2006 – 2022. Sedici anni, altrettanti campionati. La F1 è rimasta la stessa ma al contempo è profondamente cambiata. Facciamo un salto indietro alla metà del primo decennio del ventunesimo secolo. Le vetture erano equipaggiate dai motori aspirati: 2400cc di cilindrata per un’architettura a otto cilindri. Novità introdotta per evitare che i V10 raggiungessero potenze ingestibili su telai troppo leggeri. L’unica eccezione era rappresentata della Scuderia Toro Rosso che portava in grembo un V10 Cosworth da tre litri. Concessione resa possibile per motivi economici e grazie ad una deroga normativa basata sulla presenza di un limitatore di giri.
Il 2006 fu anche l’ultimo anno col doppio fornitore di pneumatici: Bridgestone e Michelin a sfidarsi prima che si aprisse la lunga stagione del monomarca che ha annullato delle disparità prestazionali che si erano fatte troppo acute.
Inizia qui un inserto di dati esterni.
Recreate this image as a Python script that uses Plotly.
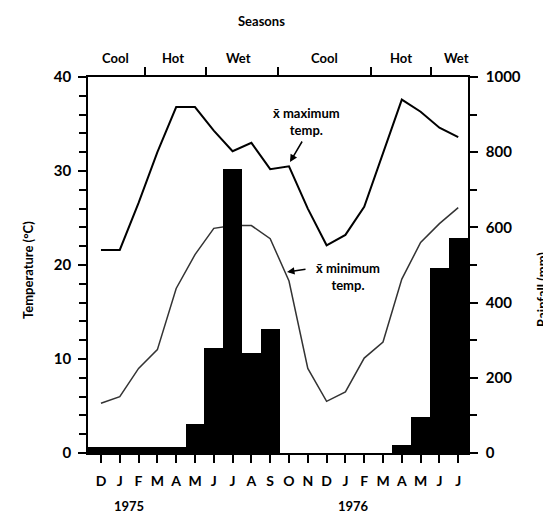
import plotly.graph_objects as go

# ---- data ----
month_labels = ["D", "J", "F", "M", "A", "M", "J", "J", "A", "S",
                "O", "N", "D", "J", "F", "M", "A", "M", "J", "J"]
month_idx = list(range(len(month_labels)))
rainfall_mm = [16, 16, 16, 16, 16, 78, 280, 755, 265, 330,
               0, 0, 0, 0, 0, 0, 22, 95, 492, 572]
max_temp = [21.6, 21.6, 26.6, 32.0, 36.8, 36.8, 34.3, 32.1, 33.0, 30.2,
            30.5, 26.0, 22.1, 23.2, 26.2, 32.0, 37.6, 36.3, 34.6, 33.6]
min_temp = [5.3, 6.0, 9.0, 11.0, 17.5, 21.1, 23.9, 24.2, 24.2, 22.8,
            18.3, 9.0, 5.5, 6.5, 10.1, 11.8, 18.5, 22.4, 24.4, 26.1]
season_names = ["Cool", "Hot", "Wet", "Cool", "Hot", "Wet"]
season_centers = [0.75, 3.85, 7.3, 11.9, 15.95, 18.9]
season_bounds = [2.35, 5.6, 9.4, 14.35, 17.55]
year_labels = ["1975", "1976"]
year_centers = [1.5, 13.45]

FONT = "Lato"
XR = [-0.69, 19.52]
PAGE_OFF = 8  # body margin of the page

# first bar reaches the left axis; others are one month wide, centred
bar_offsets = [XR[0]] + [-0.5] * (len(month_idx) - 1)
bar_widths = [0.5 - XR[0]] + [1.0] * (len(month_idx) - 1)

fig = go.Figure()
fig.add_trace(go.Bar(x=month_idx, y=rainfall_mm, width=bar_widths, offset=bar_offsets,
                     marker=dict(color="black", line=dict(width=0)),
                     yaxis="y2", xaxis="x", showlegend=False))
fig.add_trace(go.Scatter(x=month_idx, y=max_temp, mode="lines",
                         line=dict(color="black", width=2),
                         yaxis="y", xaxis="x", showlegend=False))
fig.add_trace(go.Scatter(x=month_idx, y=min_temp, mode="lines",
                         line=dict(color="#333333", width=1.5),
                         yaxis="y", xaxis="x", showlegend=False))
# invisible trace to activate top axis
fig.add_trace(go.Scatter(x=[XR[0]], y=[0], mode="markers", marker=dict(opacity=0),
                         xaxis="x2", yaxis="y", showlegend=False, hoverinfo="skip"))

fig.update_layout(
    width=551 - PAGE_OFF, height=521 - PAGE_OFF,
    margin=dict(l=88 - PAGE_OFF, r=83, t=77 - PAGE_OFF, b=68),
    paper_bgcolor="white", plot_bgcolor="white",
    font=dict(family=FONT, color="black", size=14),
    bargap=0,
    xaxis=dict(range=XR, tickmode="array", tickvals=month_idx, ticktext=month_labels,
               showgrid=False, zeroline=False, showline=True, linecolor="black",
               linewidth=1.5, ticks="outside", ticklen=8, tickwidth=1.5,
               tickcolor="black", ticklabelstandoff=6,
               tickfont=dict(family=FONT, size=14, weight="bold")),
    xaxis2=dict(range=XR, overlaying="x", side="top", tickmode="array",
                tickvals=season_bounds, showticklabels=False, showgrid=False,
                zeroline=False, showline=True, linecolor="black", linewidth=1.5,
                ticks="outside", ticklen=8, tickwidth=1.5, tickcolor="black"),
    yaxis=dict(range=[0, 40], tickmode="array", tickvals=[0, 10, 20, 30, 40],
               showgrid=False, zeroline=False, showline=True, linecolor="black",
               linewidth=1.5, ticks="outside", ticklen=8, tickwidth=1.5,
               tickcolor="black", ticklabelstandoff=4,
               minor=dict(dtick=2, ticks="outside", ticklen=7, tickwidth=1.5,
                          tickcolor="black", showgrid=False),
               tickfont=dict(family=FONT, size=15, weight="bold")),
    yaxis2=dict(range=[0, 1000], overlaying="y", side="right", tickmode="array",
                tickvals=[0, 200, 400, 600, 800, 1000],
                showgrid=False, zeroline=False, showline=True, linecolor="black",
                linewidth=1.5, ticks="outside", ticklen=8, tickwidth=1.5,
                tickcolor="black", ticklabelstandoff=5,
                minor=dict(dtick=100, ticks="outside", ticklen=7, tickwidth=1.5,
                           tickcolor="black", showgrid=False),
                tickfont=dict(family=FONT, size=15, weight="bold")),
)

ann = []
for name, c in zip(season_names, season_centers):
    ann.append(dict(x=c, y=1.0505, xref="x", yref="paper", text=name, showarrow=False,
                    font=dict(family=FONT, size=13, weight="bold"),
                    xanchor="center", yanchor="middle"))
ann.append(dict(x=(261 - 88) / 380, y=(453 - 21) / 376, xref="paper", yref="paper",
                text="Seasons", showarrow=False,
                font=dict(family=FONT, size=13, weight="bold"),
                xanchor="center", yanchor="middle"))
for yl, c in zip(year_labels, year_centers):
    ann.append(dict(x=c, y=(453 - 506) / 376, xref="x", yref="paper", text=yl,
                    showarrow=False, font=dict(family=FONT, size=13, weight="bold"),
                    xanchor="center", yanchor="middle"))
ann.append(dict(x=(28 - 88) / 380, y=(453 - 270) / 376, xref="paper", yref="paper",
                text="Temperature (°C)", textangle=-90, showarrow=False,
                font=dict(family=FONT, size=13, weight="bold"),
                xanchor="center", yanchor="middle"))
ann.append(dict(x=(542 - 88) / 380, y=(453 - 290) / 376, xref="paper", yref="paper",
                text="Rainfall (mm)", textangle=-90, showarrow=False,
                font=dict(family=FONT, size=13, weight="bold"),
                xanchor="center", yanchor="middle"))
# line labels
ann.append(dict(x=(306 - 88) / 380, y=(453 - 121) / 376, xref="paper", yref="paper",
                text="x̄ maximum<br>temp.", showarrow=False, align="center",
                font=dict(family=FONT, size=13, weight="bold"),
                xanchor="center", yanchor="middle"))
ann.append(dict(x=(348 - 88) / 380, y=(453 - 276) / 376, xref="paper", yref="paper",
                text="x̄ minimum<br>temp.", showarrow=False, align="center",
                font=dict(family=FONT, size=13, weight="bold"),
                xanchor="center", yanchor="middle"))
# arrows
ann.append(dict(x=(290 - 88) / 380, y=(453 - 162) / 376, xref="paper", yref="paper",
                text="", showarrow=True, ax=13, ay=-22, arrowhead=2, arrowsize=1,
                arrowwidth=1.5, arrowcolor="black"))
ann.append(dict(x=(287 - 88) / 380, y=(453 - 272) / 376, xref="paper", yref="paper",
                text="", showarrow=True, ax=20, ay=-3, arrowhead=2, arrowsize=1,
                arrowwidth=1.5, arrowcolor="black"))
fig.update_layout(annotations=ann)

fig.write_html("out.html")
Oltre a ciò, ci riferiamo ad una Formula Uno in cui non esisteva il contingentamento motoristico e nella quale il congelamento degli sviluppi era un concetto del tutto astratto.
2006 – 2022: due ere tecniche e regolamentari molto lontane tra esse, che necessitavano e necessitano di diversi approcci in termini di pilotaggio. Il solo Fernando Alonso, che proprio nel 2006 conquistò il suo ultimo titolo del mondo (per ora), è riuscito a passare indenne attraverso cambi epocali come l’introduzione del power unit turbo-ibride ed il ritorno alle vetture fondate sull’effetto suolo.
F1. 2006-2022: una rivoluzione lunga 16 anni
Mettere un pilota di quei tempi, tanto vicini ma così lontani, in una monoposto odierna e sentirne i feedback dà la misura del cambiamento a cui la massima categoria del motorsport è andata incontro. Jacques Villeneuve, che si è commiatato dalla F1 guidando una BMW Sauber, ha provato l’ebbrezza di calarsi in una vettura di nuova generazione. Occasione offertagli dalla Alpine poco prima di Monza.
Va specificato che il canadese ha guidato una A521. Quindi un mezzo del 2021 che si reggeva ancora sui “vecchi” principi ma che, rispetto alla BMW F1.06, presenta un aggravio di peso di oltre 100kg. Che si aggiunge ad ingombri più generosi (sia in larghezza che in lunghezza), nonché a gomme non più scanalate. Il giorno e la notte.
Se n’è avveduto il Campione del Mondo 1997 che ha parlato dopo il test effettuato sul tracciato brianzolo: “La macchina era davvero molto stabile, è abbastanza semplice da guidare: c’è così tanto grip. E’ tutto così veloce – ha spiegato il canadese a RN365 – il tuo cervello fatica davvero a gestirlo. Sei inchiodato a terra e sembra di guardare un film mentre avanzi velocemente. È davvero impressionante“.
F1. L’evoluzione del potere frenante
Un altro aspetto massicciamente mutato è quello relativo alla frenata: “Dopo i giri nel simulatore e vedendo Ocon e Alonso guidare ho compreso dove si trovava il punto di frenata. Ho pensato: <<Ok, il cervello ricorda tutto: è come 15-16 anni fa>>. Credevo che quella memoria non fosse svanita. Ma quando usi quei ricordi inizi a frenare e ti accorgi che la curva è ancora a 50 metri di distanza“.
Segno tangibile di quali siano stati i progressi fatti in termini di carico generato dal corpo auto e nell’ambito del potere rallentante. Che è aumentato nonostante peso e massa siano cresciuti sensibilmente rispetto ai modelli 2016. Proprio sul versante aerodinamico, Villeneuve ha espresso il suo stupore parlando di “effetto paracadute”: “Anche senza frenare, sembra che un paracadute stia rallentando l’auto“. Questo, chiaramente, in fase di rilascio.
“Non ricordo di aver mai avuto l’opportunità di guidare un’auto così stabile” ha chiosato il figlio del compianto Gilles che ratifica come le vetture contemporanee – comprese quelle della next generation basate sull’effetto Venturi – sembrino essere adagiate su immaginari binari.
La parole di Villeneuve spiegano con molta chiarezza perché, di tanto in tanto, i vertici della F1 siano costretti ad operare un giro di vite regolamentare. La capacità di migliorare degli ingegneri che lavorano nel Circus è così spiccata che il progresso tecnico è talmente veloce che sovente è necessario che si pongano dei limiti per evitare che i tempi sul giro crollino drasticamente limitando lo spettacolo e aumentando i rischi per i conducenti. La Formula Uno, in definitiva, è anche questo: la continua sfida tra gli impulsi dei tecnici a progredire e la necessità dei decisori di non portare fuori controllo le prestazioni delle vetture.